Fixing the tech sector

Apple’s Q1 2023 filing shows a 5% decline from last year. Meanwhile Amazon reported its operating income decreased to $12.2 bn in 2022, compared with $24.9 bn in 2021. Alphabet, the parent company of Google reported $5bn lower operating income in 2022 compared to 2021.

Speaking on the BBC Radio Four’s Today programme, Roger McNamee, founding partner of Elevation Partners believes that while Google and Amazon prospered during the pandemic, with people now going back to work, Big Tech is seeing web spending decline. He said that the tech firms have now reached market saturation and the only way to grow is by cannibalising other industry sectors, at a time when these industries desperately need a way to refocus.

The war in Ukraine, according to McNamee, has meant that all Western countries have needed to revaluate the way they do business globally. “Most countries have subordinated traditional national security interests to economic growth,” he told the BBC.
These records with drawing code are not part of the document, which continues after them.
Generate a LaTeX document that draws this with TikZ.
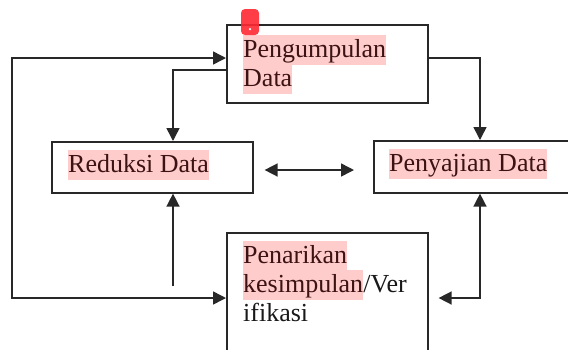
\documentclass[tikz,border=0pt]{standalone}
\usepackage{fontspec}
\setmainfont{Liberation Serif}
\usetikzlibrary{arrows.meta,calc}
\definecolor{linegray}{RGB}{40,40,40}
\definecolor{hlpink}{RGB}{255,204,204}
\definecolor{hltext}{RGB}{60,18,18}
\definecolor{markred}{RGB}{255,40,50}
\begin{document}
\begin{tikzpicture}[x=1pt,y=-1pt,
  every node/.style={inner sep=0pt, font=\fontsize{26pt}{29pt}\selectfont},
  box/.style={draw=linegray, line width=1.6pt, rectangle, anchor=north west},
  hl/.style={fill=hlpink, text=hltext, anchor=base west, text height=22pt, text depth=8pt},
  plain/.style={text=black!90, anchor=base west},
  tip/.style={Triangle[length=13pt,width=13pt]},
  link/.style={draw=linegray, line width=1.5pt, -{Triangle[length=13pt,width=13pt]}},
  dlink/.style={draw=linegray, line width=1.5pt, {Triangle[length=13pt,width=13pt]}-{Triangle[length=13pt,width=13pt]}}]
\useasboundingbox (0,0) rectangle (568,349);

% process boxes
\node[box, minimum width=201pt, minimum height=78pt] (pd) at (226,24) {};
\node[box, minimum width=201pt, minimum height=51pt] (rd) at (51,141) {};
\node[box, minimum width=210pt, minimum height=52pt] (pj) at (373,140) {};
\node[box, minimum width=201pt, minimum height=130pt] (pk) at (226,232) {};

% labels
\node[hl] (t1a) at (243,57) {Pengumpulan};
\node[hl] (t1b) at (243,86) {Data};
\node[hl] (t2) at (68,172) {Reduksi Data};
\node[hl] (t3) at (389,171) {Penyajian Data};
\node[hl] (t4a) at (243,263) {Penarikan};
\node[hl] (t4b) at (243,292) {kesimpulan};
\node[plain] (t4c) at (t4b.base east) {/Ver};
\node[plain] (t4d) at (243,321) {ifikasi};

% connector corners
\coordinate (tl) at (12,58);
\coordinate (bl) at (12,298);
\coordinate (rk) at (173,70);
\coordinate (pk2) at (480,58);
\coordinate (mid) at (0,170);
\coordinate (up) at (173,286);
\coordinate (rb) at (480,298);

% outer feedback loop
\draw[dlink] (pk.west |- bl) -- (bl) -- (tl) -- (pd.west |- tl);
% collection -> reduction
\draw[link] (pd.west |- rk) -- (rk) -- (rk |- rd.north);
% collection -> display
\draw[link] (pd.east |- pk2) -- (pk2) -- (pk2 |- pj.north);
% reduction <-> display
\draw[dlink, shorten <=11pt, shorten >=19pt] (rd.east |- mid) -- (pj.west |- mid);
% conclusion -> reduction
\draw[link] (up) -- (up |- rd.south);
% display <-> conclusion
\draw[dlink, shorten >=10pt] (pj.south -| rb) -- (rb) -- (pk.east |- rb);

% marker
\node[fill=markred, rounded corners=4pt, minimum width=18pt, minimum height=26pt, fill opacity=0.9] (mk) at (250,22) {};
\node[fill=white, circle, minimum size=2.5pt] (mkdot) at ($(mk.center)+(0,7)$) {};
\end{tikzpicture}
\end{document}
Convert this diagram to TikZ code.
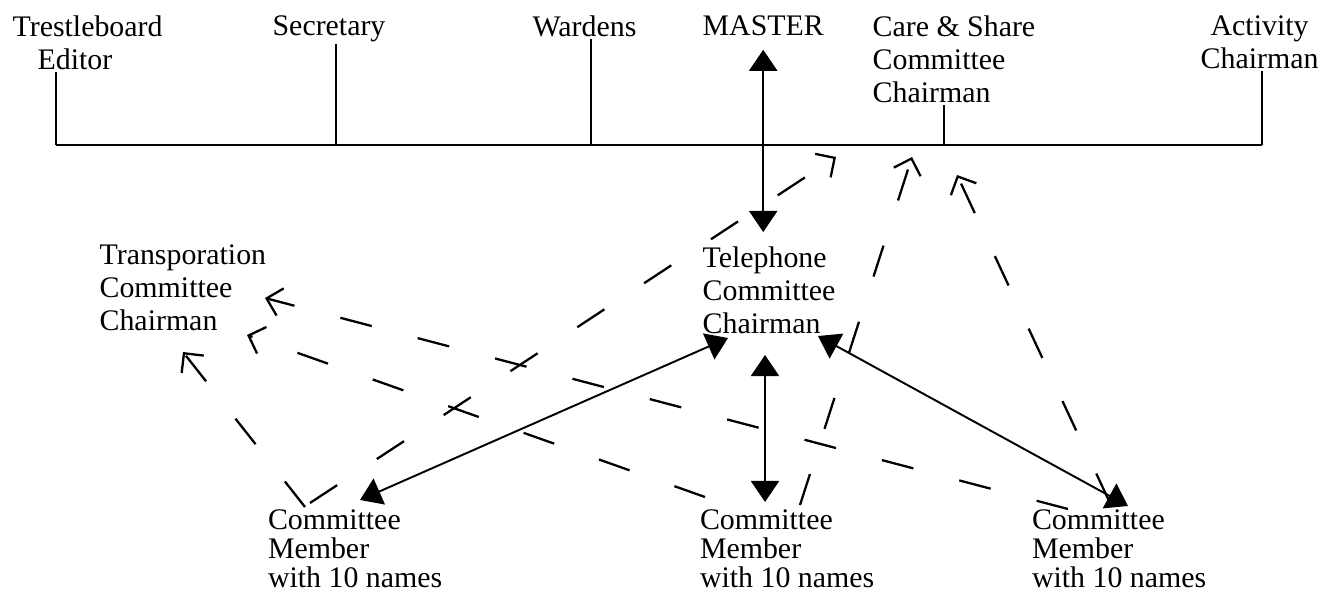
\documentclass[tikz,border=0pt]{standalone}
\usepackage{fontspec}
\setmainfont{Liberation Serif}
\usetikzlibrary{arrows.meta}

\tikzset{
    title/.style={inner sep=0pt, outer sep=1.5pt, anchor=north west, font=\fontsize{17}{18.8}\selectfont},
    box/.style={title, align=left},
    member/.style={box, outer sep=0pt, font=\fontsize{17}{16.5}\selectfont},
    rail/.style={line width=1.6pt},
    riser/.style={line width=1.1pt},
    twoway/.style={line width=1.1pt, {Triangle[width=16pt,length=12pt]}-{Triangle[width=16pt,length=12pt]}},
    dashto/.style={line width=1.3pt, dash pattern=on 0.65cm off 0.95cm, -{Straight Barb[length=8pt,width=16pt]}}
}

\begin{document}
\begin{tikzpicture}[x=0.02cm, y=-0.02cm]
    \useasboundingbox (0,0) rectangle (1321,594);

    % top row
    \node (ed) [box] at (10,13) {Trestleboard\\\hspace*{0.5cm}Editor};
    \node (sec) [title] at (270,13) {Secretary};
    \node (war) [title] at (530,13) {Wardens};
    \node (master) [title] at (700,13) {MASTER};
    \node (care) [box] at (870,13) {Care \& Share\\Committee\\Chairman};
    \node (act) [box] at (1198,13) {\hspace*{0.2cm}Activity\\Chairman};

    \coordinate (b1) at (56,145);
    \coordinate (b2) at (336,145);
    \coordinate (b3) at (591,145);
    \coordinate (b4) at (944,145);
    \coordinate (b5) at (1262,145);

    \draw[rail] (b1) -- (b5);
    \draw[riser] (b1 |- ed.south) -- (b1);
    \draw[riser] (b2 |- sec.south) -- (b2);
    \draw[riser] (b3 |- war.south) -- (b3);
    \draw[riser] (b4 |- care.south) -- (b4);
    \draw[riser] (b5 |- act.south) -- (b5);

    % committees
    \node (trans) [box] at (97,242) {Transporation\\Committee\\Chairman};
    \node (tel) [box] at (700,244) {Telephone\\Committee\\Chairman};
    \node (lm) [member] at (268,510) {Committee\\Member\\with 10 names};
    \node (mm) [member] at (700,510) {Committee\\Member\\with 10 names};
    \node (rm) [member] at (1032,510) {Committee\\Member\\with 10 names};

    \coordinate (up1) at (836,157);
    \coordinate (up2) at (912,157);
    \coordinate (up3) at (957,175);

    \path[twoway] (master.south) edge [shorten <=6.5pt, shorten >=6.8pt] (master.south |- tel.north)
              ([shift={(28,94)}]tel.north west) edge ([shift={(92,-10)}]lm.north west)
              ([shift={(65,111)}]tel.north west) edge ([shift={(65,-8)}]mm.north west)
              ([shift={(118,92)}]tel.north west) edge ([shift={(96,-4)}]rm.north west);

    \path[dashto] ([shift={(42,-7)}]lm.north west) edge (up1)
              ([shift={(100,-5)}]mm.north west) edge (up2)
              ([shift={(78,-7)}]rm.north west) edge (up3)
              ([shift={(37,-3)}]lm.north west) edge ([shift={(86,110)}]trans.north west)
              ([shift={(5,-13)}]mm.north west) edge ([shift={(150,93)}]trans.north west)
              ([shift={(36,-1)}]rm.north west) edge ([shift={(168,56)}]trans.north west);

\end{tikzpicture}
\end{document}
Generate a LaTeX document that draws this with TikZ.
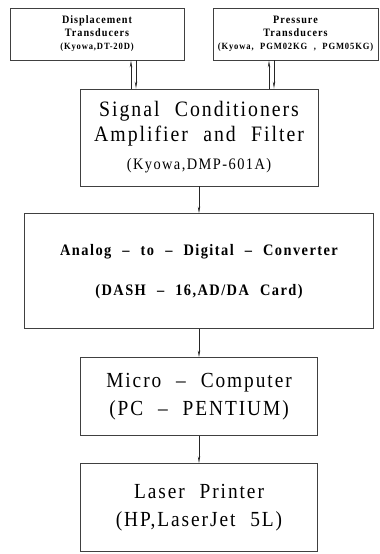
\documentclass[tikz,border=0pt]{standalone}
\usepackage{fontspec}
\setmainfont{Liberation Serif}
\newfontfamily\widefont[FakeStretch=0.9, LetterSpace=9, WordSpace=2.2]{Liberation Serif}
\usetikzlibrary{arrows.meta,positioning}

\begin{document}
\begin{tikzpicture}[x=1pt, y=-1pt, >={Stealth[length=7pt,width=2.4pt]}]
        % Style definitions
        \tikzset{
            block/.style={draw=black!75, rectangle, line width=0.9pt, align=center, inner sep=0pt, minimum width=237pt},
            link/.style={->, line width=0.8pt, draw=black!85}
        }
        \useasboundingbox (0,0) rectangle (380,554);

        % Transducers
        \node [block, minimum width=174pt, minimum height=52pt, font=\widefont\bfseries\fontsize{11.3}{13}\selectfont] (disp) at (97,34) {Displacement\\Transducers\\{\fontsize{9.5}{10}\selectfont (Kyowa,DT-20D)}};
        \node [block, minimum width=165pt, minimum height=52pt, font=\widefont\bfseries\fontsize{11.3}{13}\selectfont] (press) at (295.5,34) {Pressure\\Transducers\\{\fontsize{9.5}{10}\selectfont (Kyowa, PGM02KG , PGM05KG)}};

        % Signal conditioning chain
        \node [block, minimum width=238pt, minimum height=97pt, font=\widefont\fontsize{22}{25}\selectfont] (sig) at (199,137.5) {Signal Conditioners\\Amplifier and Filter\\[3pt]{\fontsize{16}{18}\selectfont (Kyowa,DMP-601A)}};
        \node [block, minimum width=349pt, minimum height=115pt, font=\widefont\bfseries\fontsize{16}{18}\selectfont, below=27pt of sig] (adc) {Analog – to – Digital – Converter\\[22pt](DASH – 16,AD/DA Card)};
        \node [block, minimum height=78pt, font=\widefont\fontsize{21.5}{28}\selectfont, below=28pt of adc] (micro) {Micro – Computer\\(PC – PENTIUM)};
        \node [block, minimum height=88pt, font=\widefont\fontsize{21.5}{28}\selectfont, below=27pt of micro] (laser) {Laser Printer\\(HP,LaserJet 5L)};

        % Connections
        \draw [link, <-] ([xshift=34pt]disp.south) -- ([xshift=34pt]disp.south |- sig.north);
        \draw [link] ([xshift=39pt]disp.south) -- ([xshift=39pt]disp.south |- sig.north);
        \draw [link, <-] ([xshift=-26.5pt]press.south) -- ([xshift=-26.5pt]press.south |- sig.north);
        \draw [link] ([xshift=-21.5pt]press.south) -- ([xshift=-21.5pt]press.south |- sig.north);
        \draw [link] (sig.south) -- (sig.south |- adc.north);
        \draw [link] (micro.north |- adc.south) -- (micro.north);
        \draw [link] (micro) -- (laser);
\end{tikzpicture}
\end{document}
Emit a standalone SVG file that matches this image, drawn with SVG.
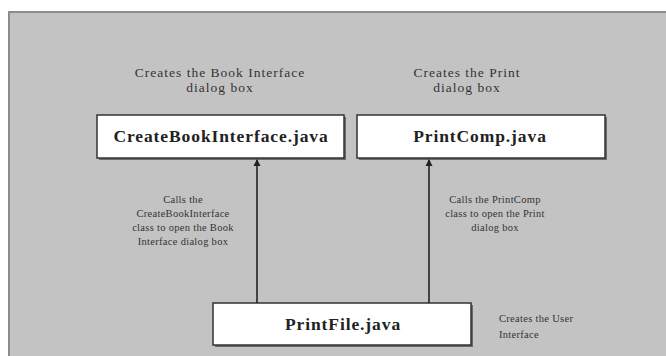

These decisions are now being reassessed, which, he says, will drive up inflation. There is also what McNamee sees as a reallocation of industrial effort away from the things that have been popular in recent years into areas like alternative energy sources and new models for healthcare. McNamee  believes such innovations will be very disruptive to Internet companies. But since they are effectively monopolies, the tech giants have enormous control over their destiny.

As global economies shift away from fossil fuels, McNamee believes Silicon Valley and the tech industry is behaving like the banking industry where, he says, it “it’s basically just trading stuff”.

For McNamee, technologies like cryptocurrency, AI and ChatGPT and self-driving cars do not represent the innovations that world economies need. “Silicon Valley is capable of producing so much more. I really do hope that the current moment and the challenges these companies are facing will force them to redirect their investment into things that are more productive,” he said.

Similarly, billionaire philanthropist and co-founder of Microsoft, Bill Gates, responded to a BBC question on Elon Musk’s SpaceX endeavour to build rockets to go to Mars, comparing the immense costs to the $1000 required to buy Measles vaccines to save a life.

What Musk shows is that the tech industry can divert resources to do things that 60 years ago would have required global collaboration.

In 1962, US President John F Kennedy said: “We choose to go to the Moon in this decade and do the other things, not because they are easy, but because they are hard.” McNamee’s observations are worrying. Rather than the easy pickings cannibalising other industry sectors, tech must focus on fixing the hard things.